<<<<

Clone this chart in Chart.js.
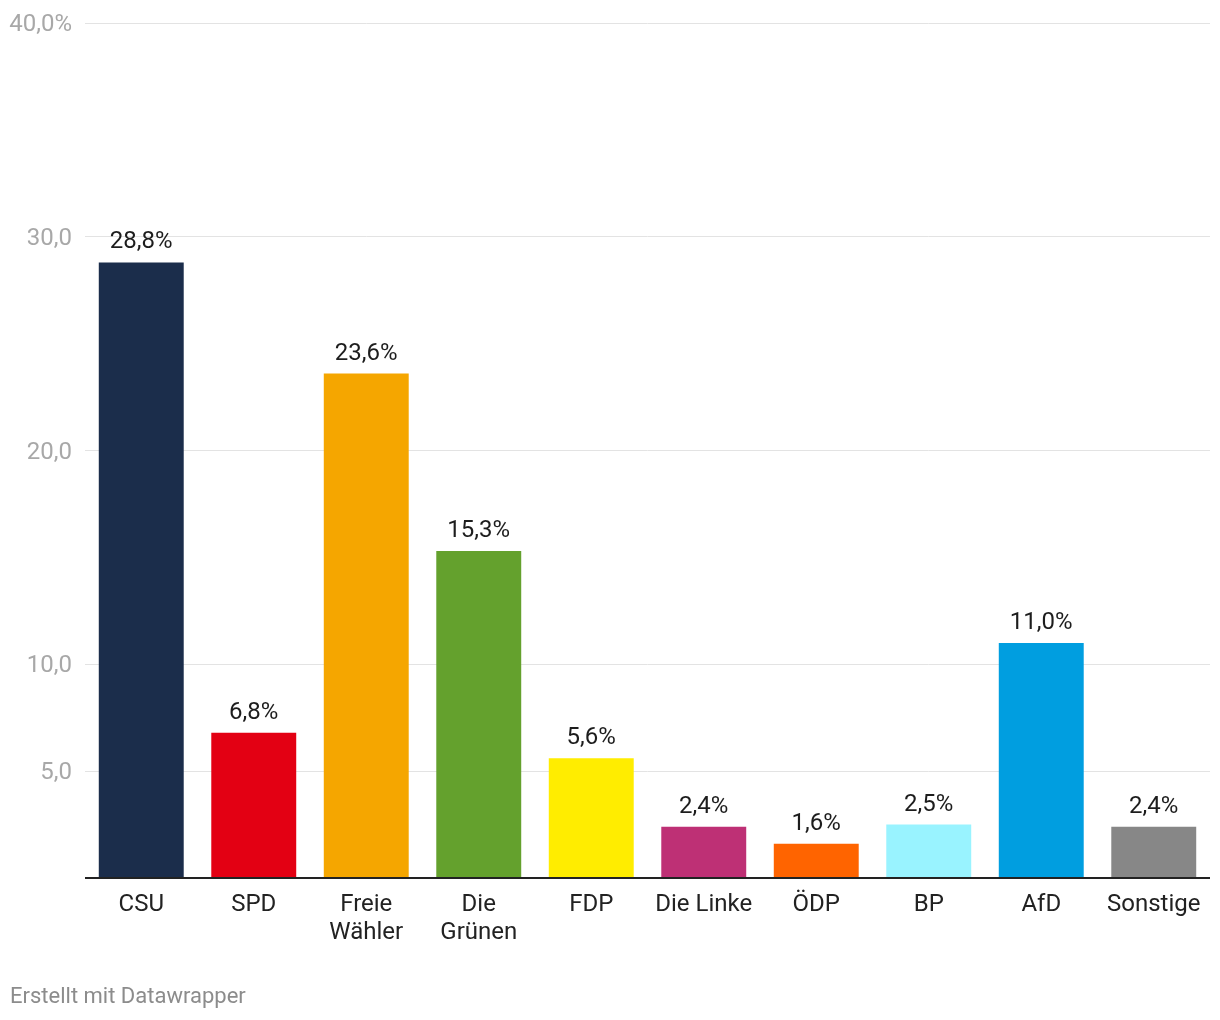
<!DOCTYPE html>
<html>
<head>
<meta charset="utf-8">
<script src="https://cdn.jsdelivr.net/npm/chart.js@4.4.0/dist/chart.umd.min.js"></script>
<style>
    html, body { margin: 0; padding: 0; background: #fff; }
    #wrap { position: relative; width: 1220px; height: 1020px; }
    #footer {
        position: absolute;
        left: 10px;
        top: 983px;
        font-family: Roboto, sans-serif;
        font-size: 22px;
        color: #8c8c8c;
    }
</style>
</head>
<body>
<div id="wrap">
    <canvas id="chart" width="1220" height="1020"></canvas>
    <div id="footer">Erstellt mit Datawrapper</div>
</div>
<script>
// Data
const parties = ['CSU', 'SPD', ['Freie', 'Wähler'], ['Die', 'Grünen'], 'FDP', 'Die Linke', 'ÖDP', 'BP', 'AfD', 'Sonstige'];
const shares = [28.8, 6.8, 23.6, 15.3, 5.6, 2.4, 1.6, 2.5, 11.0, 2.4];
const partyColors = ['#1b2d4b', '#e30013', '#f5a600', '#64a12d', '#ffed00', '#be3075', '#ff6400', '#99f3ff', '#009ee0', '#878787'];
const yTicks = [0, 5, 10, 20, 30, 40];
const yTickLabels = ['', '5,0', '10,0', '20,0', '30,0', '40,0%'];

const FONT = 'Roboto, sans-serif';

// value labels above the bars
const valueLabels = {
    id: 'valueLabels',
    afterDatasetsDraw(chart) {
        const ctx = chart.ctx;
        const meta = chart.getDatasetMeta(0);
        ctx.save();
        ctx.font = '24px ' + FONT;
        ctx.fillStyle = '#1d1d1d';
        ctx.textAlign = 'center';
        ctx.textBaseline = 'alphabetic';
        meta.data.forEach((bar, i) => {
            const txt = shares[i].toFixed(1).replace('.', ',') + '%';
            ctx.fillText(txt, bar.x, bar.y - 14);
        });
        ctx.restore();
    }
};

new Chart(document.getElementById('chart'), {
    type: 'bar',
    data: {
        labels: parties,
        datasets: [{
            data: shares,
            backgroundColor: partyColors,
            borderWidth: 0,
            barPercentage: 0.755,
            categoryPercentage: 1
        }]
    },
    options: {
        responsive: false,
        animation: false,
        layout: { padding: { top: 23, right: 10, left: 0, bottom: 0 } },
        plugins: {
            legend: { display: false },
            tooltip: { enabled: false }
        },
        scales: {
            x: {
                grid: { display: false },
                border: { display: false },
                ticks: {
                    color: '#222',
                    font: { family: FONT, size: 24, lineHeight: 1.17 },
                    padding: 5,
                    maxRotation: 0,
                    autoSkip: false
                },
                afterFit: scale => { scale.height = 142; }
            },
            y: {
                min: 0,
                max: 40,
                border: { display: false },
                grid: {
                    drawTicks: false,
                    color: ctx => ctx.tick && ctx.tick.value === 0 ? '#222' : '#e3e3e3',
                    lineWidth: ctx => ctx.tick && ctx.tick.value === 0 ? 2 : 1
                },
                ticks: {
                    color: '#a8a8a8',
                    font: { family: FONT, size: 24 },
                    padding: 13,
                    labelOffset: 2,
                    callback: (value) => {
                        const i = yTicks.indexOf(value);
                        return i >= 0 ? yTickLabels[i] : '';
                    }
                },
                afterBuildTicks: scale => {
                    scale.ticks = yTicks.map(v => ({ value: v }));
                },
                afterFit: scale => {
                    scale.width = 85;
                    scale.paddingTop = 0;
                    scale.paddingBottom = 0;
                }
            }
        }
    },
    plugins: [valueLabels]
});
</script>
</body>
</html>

>>>>

■ What you will do ■
Copy every line of the listing that includes the string "chart".

■ Correct answer ■
Clone this chart in Chart.js.
<script src="https://cdn.jsdelivr.net/npm/chart.js@4.4.0/dist/chart.umd.min.js"></script>
    <canvas id="chart" width="1220" height="1020"></canvas>
    afterDatasetsDraw(chart) {
        const ctx = chart.ctx;
        const meta = chart.getDatasetMeta(0);
new Chart(document.getElementById('chart'), {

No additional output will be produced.